Les institutions : le meilleur de l'héritage napoléonien
Après dix ans de Révolution, la France de 1799 ne dispose toujours pas d'un régime capable d'assurer à la fois la liberté des Français, leur sécurité ou même sa propre stabilité. Après la royauté constitutionnelle qui s'est fracassée sur la duplicité de Louis XVI, après le gouvernement d'assemblée dégénérant en dictature des comités sous la pression de la guerre, on en est arrivé à une stricte séparation des pouvoirs entre un exécutif collégial et un parlement bicaméral. De l'avis de tous, ou presque, c'est un échec. Les coups d'Etat se succèdent, frappant tantôt à droite, tantôt à gauche, pour sauver un Directoire dont la base politique se fait de plus en plus étroite au fil du temps.
La corruption du régime et ses échecs militaires achèvent de le discréditer. Ses plus hauts responsables eux-mêmes trempent dans les complots qui ont pour but de l'abattre. Mais Napoléon Bonaparte, l'instrument qu'il se choisissent pour mener à bien cette entreprise, va se révéler incommode et, au final, plus habile et plus déterminé qu'eux tous. Non content d'être le grand bénéficiaire du changement de régime, il va imposer sa volonté et les nouvelles institutions, même si elles sont rédigées avec le concours des personnalités les plus éminentes de l'époque, du moins celles ayant survécu à la Révolution, portent sa marque.

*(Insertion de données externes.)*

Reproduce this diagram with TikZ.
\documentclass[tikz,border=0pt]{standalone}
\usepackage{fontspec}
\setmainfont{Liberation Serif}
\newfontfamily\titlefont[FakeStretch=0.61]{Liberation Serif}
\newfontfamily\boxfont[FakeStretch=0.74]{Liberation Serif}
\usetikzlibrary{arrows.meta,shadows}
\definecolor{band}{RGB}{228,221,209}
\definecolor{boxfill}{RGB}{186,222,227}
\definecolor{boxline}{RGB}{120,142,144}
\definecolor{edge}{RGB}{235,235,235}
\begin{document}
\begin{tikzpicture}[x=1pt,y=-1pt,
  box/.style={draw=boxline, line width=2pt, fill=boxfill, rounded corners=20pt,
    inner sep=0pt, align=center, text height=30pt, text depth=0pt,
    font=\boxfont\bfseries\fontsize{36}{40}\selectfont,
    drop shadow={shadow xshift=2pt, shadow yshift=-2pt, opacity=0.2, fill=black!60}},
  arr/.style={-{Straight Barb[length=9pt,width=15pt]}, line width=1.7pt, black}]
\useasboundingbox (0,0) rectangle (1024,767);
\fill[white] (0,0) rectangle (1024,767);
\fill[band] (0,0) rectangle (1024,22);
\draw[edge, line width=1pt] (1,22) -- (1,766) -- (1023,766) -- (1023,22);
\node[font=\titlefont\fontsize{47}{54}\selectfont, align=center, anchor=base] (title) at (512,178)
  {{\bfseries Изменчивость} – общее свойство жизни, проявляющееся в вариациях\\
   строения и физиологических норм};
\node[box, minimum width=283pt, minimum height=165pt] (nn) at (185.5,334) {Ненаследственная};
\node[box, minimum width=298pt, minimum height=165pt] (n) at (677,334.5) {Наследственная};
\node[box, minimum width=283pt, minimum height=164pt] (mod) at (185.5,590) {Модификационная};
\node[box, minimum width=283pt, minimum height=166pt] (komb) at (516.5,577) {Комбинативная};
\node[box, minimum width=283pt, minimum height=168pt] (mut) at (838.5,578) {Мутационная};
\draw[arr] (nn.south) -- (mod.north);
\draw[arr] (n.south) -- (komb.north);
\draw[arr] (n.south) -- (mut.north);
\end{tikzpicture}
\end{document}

Les années du Consulat, puis celles de l'Empire, seront des années d'intense activité institutionnelle. Un nouveau cadre, politique, administratif et juridique se met en place, marqué à la fois par la consoliditation des conquêtes de la Révolution, la méfiance vis à vis de l'élection et la prééminence de l'exécutif. Le multi-camérisme, renforcé par la création d'un Tribunat, sert surtout à débiliter le législatif.
Le tempérament de son chef et la volonté de pérenniser le régime et ses acquis, font rapidement évoluer les formes du gouvernement d'un républicanisme plus ou moins de façade au monarchisme théoriquement hériditaire. Trois Constitutions successives témoignent de cette évolution. L'institution d'une nouvelle noblesse, ouverte à tous, basée sur le mérite et sans privilège, la couronne. C'est la partie la plus éphémère de la construction, même si certaines pratiques, telles le plébiscite, participent à l'élaboration de l'inconscient politique français.
L'armature administrative et juridique, elle, perdure. L'organisation préfectorale, le Conseil d'Etat, s'ils ne sont pas à proprement parler des créations napoléoniennes, prennent alors leur forme définitive ; les grands Codes (civil, pénal, de commerce, etc.) sont rédigés et promulgués entre 1804 et 1810. Tout ce travail, considérable, se révèlera d'une admirable solidité. Conservés pour l'essentiel par des successeurs pourtant peu suspects de sympathies pour la Révolution ou l'Empire, nombre de ces institutions fonctionnent encore deux siècles plus tard, nombre de ces textes s'appliquent toujours ou servent de fondations à ceux qui régissent la République Française.